--- Start of Stored data ---
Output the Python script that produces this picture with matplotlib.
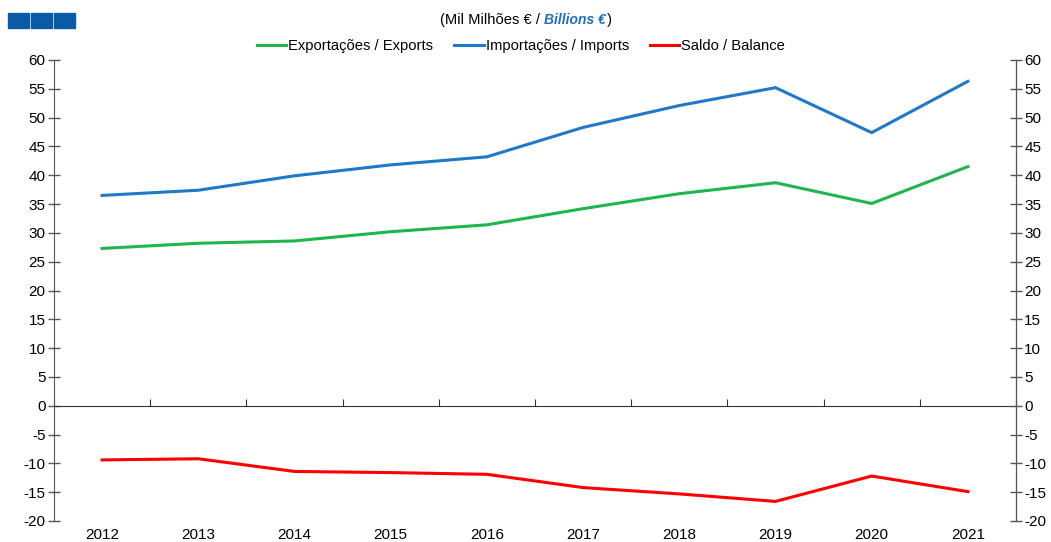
import matplotlib
matplotlib.use("Agg")
import matplotlib.pyplot as plt
from matplotlib.patches import Rectangle
from matplotlib.lines import Line2D

plt.rcParams['font.family'] = ['Liberation Sans', 'DejaVu Sans']
plt.rcParams['axes.unicode_minus'] = False

years = ['2012', '2013', '2014', '2015', '2016', '2017', '2018', '2019', '2020', '2021']
exports = [27.3, 28.2, 28.6, 30.2, 31.4, 34.2, 36.8, 38.7, 35.1, 41.5]
imports = [36.5, 37.4, 39.9, 41.8, 43.2, 48.3, 52.1, 55.2, 47.4, 56.3]
balance = [-9.4, -9.2, -11.4, -11.6, -11.9, -14.2, -15.3, -16.6, -12.2, -14.9]

labels = ['Exportações / Exports', 'Importações / Imports', 'Saldo / Balance']
colors = ['#1fb54f', '#1f78c8', '#ff0000']
yticks = list(range(-20, 61, 5))

W, H = 1051, 542
fig = plt.figure(figsize=(W / 100, H / 100), dpi=100)
ax = fig.add_axes([54 / W, 1 - 521 / H, (1016 - 54) / W, (521 - 60) / H])

x = list(range(len(years)))
for vals, c, lab in zip([exports, imports, balance], colors, labels):
    ax.plot(x, vals, color=c, lw=2.2, label=lab, solid_joinstyle='miter')

ax.set_xlim(-0.5, len(years) - 0.5)
ax.set_ylim(-20, 60)
ax.set_yticks(yticks)
ax.tick_params(axis='y', direction='inout', length=8, width=1, color='#555555',
               labelsize=11, pad=2)
ax.spines['top'].set_visible(False)
ax.spines['left'].set_color('#555555')
ax.spines['bottom'].set_position(('data', 0))
ax.spines['bottom'].set_color('#333333')

ax.set_xticks([i - 0.5 for i in x] + [len(years) - 0.5])
ax.tick_params(axis='x', direction='in', length=5, color='#333333', labelbottom=False)

sec = ax.secondary_xaxis(0.0)
sec.set_xticks(x)
sec.set_xticklabels(years)
sec.tick_params(axis='x', length=0, labelsize=11, pad=5)
sec.spines['bottom'].set_visible(False)

ax2 = ax.twinx()
ax2.set_ylim(-20, 60)
ax2.set_yticks(yticks)
ax2.tick_params(axis='y', direction='inout', length=8, width=1, color='#555555',
                labelsize=11, pad=2)
for s in ['top', 'bottom', 'left']:
    ax2.spines[s].set_visible(False)
ax2.spines['right'].set_color('#555555')

# legend
handles = [Line2D([0], [0], color=c, lw=2.2) for c in colors]
fig.legend(handles, labels, loc='center', bbox_to_anchor=(521 / W, 1 - 46 / H),
           ncol=3, frameon=False, fontsize=10.6, handlelength=2.0, handletextpad=0.15,
           columnspacing=1.4)

# subtitle
t1 = fig.text(440 / W, 1 - 20 / H, '(Mil Milhões € / ', fontsize=10.6, ha='left', va='center')
fig.canvas.draw()
bb = t1.get_window_extent()
t2 = fig.text(bb.x1 / W, 1 - 20 / H, 'Billions €', fontsize=10, ha='left', va='center',
              color='#1f6fbf', fontweight='bold', fontstyle='italic')
bb2 = t2.get_window_extent()
fig.text(bb2.x1 / W + 0.001, 1 - 20 / H, ')', fontsize=10.6, ha='left', va='center')

# blue squares
for i in range(3):
    fig.patches.append(Rectangle(((8 + i * 23) / W, 1 - 28 / H), 21 / W, 15 / H,
                                 transform=fig.transFigure, color='#0b5aa5'))

fig.savefig('out.png', dpi=100)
--- End of Stored data ---
#### [Problem]
Write out each line of the listing above, exactly, from its first line to the line holding "yticks = list(range(-20, 61, 5))", inclusive. Skip the pictures.

#### [Written answer]
Output the Python script that produces this picture with matplotlib.
import matplotlib
matplotlib.use("Agg")
import matplotlib.pyplot as plt
from matplotlib.patches import Rectangle
from matplotlib.lines import Line2D

plt.rcParams['font.family'] = ['Liberation Sans', 'DejaVu Sans']
plt.rcParams['axes.unicode_minus'] = False

years = ['2012', '2013', '2014', '2015', '2016', '2017', '2018', '2019', '2020', '2021']
exports = [27.3, 28.2, 28.6, 30.2, 31.4, 34.2, 36.8, 38.7, 35.1, 41.5]
imports = [36.5, 37.4, 39.9, 41.8, 43.2, 48.3, 52.1, 55.2, 47.4, 56.3]
balance = [-9.4, -9.2, -11.4, -11.6, -11.9, -14.2, -15.3, -16.6, -12.2, -14.9]

labels = ['Exportações / Exports', 'Importações / Imports', 'Saldo / Balance']
colors = ['#1fb54f', '#1f78c8', '#ff0000']
yticks = list(range(-20, 61, 5))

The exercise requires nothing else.